Moro v. State of Oregon

  • Court: Oregon Supreme Court
  • Area(s) of Law: Attorney Fees
  • Date Filed: 12-10-2015
  • Case #: S061452
  • Judge(s)/Court Below: Balmer, C.J. for the Court; Kistler, J.; Walters, J.; Linder, J.; Brewer, J.; Baldwin, J.; & Haselton, J. pro tempore.
  • Full Text Opinion

In complex cases with multiple parties with different requests for attorney’s fees and costs, it is appropriate for the Court to appoint a special master to make findings of fact and recommendations for the reasonable allocation of attorney’s fees and costs for each party.

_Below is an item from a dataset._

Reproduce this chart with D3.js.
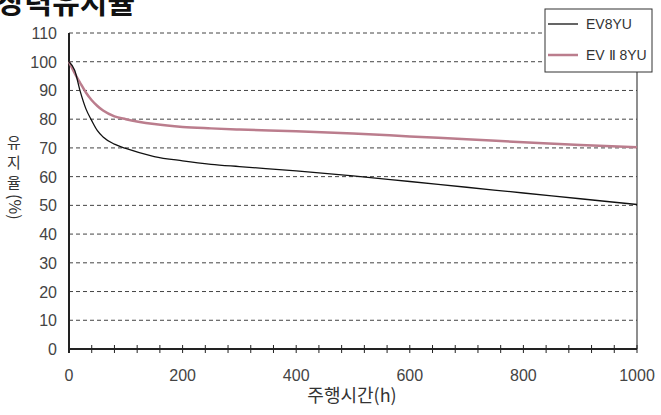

Moro and various other petitioners (collectively, "Petitioners") petitioned for attorney fees and costs incurred while litigating Moro v. State of Oregon, 357 Or 167 (2015). In that case, the Petitioners prevailed in proving that the modifications to the cost of living adjustments (COLA) which affected active members of the the Public Employees Retirement System (PERS) violated the Oregon Constitution’s Contract Clause of Article I, section 2. This Court held that the COLA amendments impaired the members’ contract rights insofar as the amendments applied retrospectively before the effective dates of the amendments. Petitioners and their attorneys argued that their efforts saved PERS members an aggregate of $4 billion and, in so doing, incurred approximately $2.3 million in fees and $66,000 in costs. The parties dispute the total amount and proper allocation of fees and costs. Consequently, because of the number of parties involved and differing amount of fees requested by each party involved, the Court referred the petitions to a special master to preside over the findings of fact and make recommendations for an award of reasonable attorney fees and costs.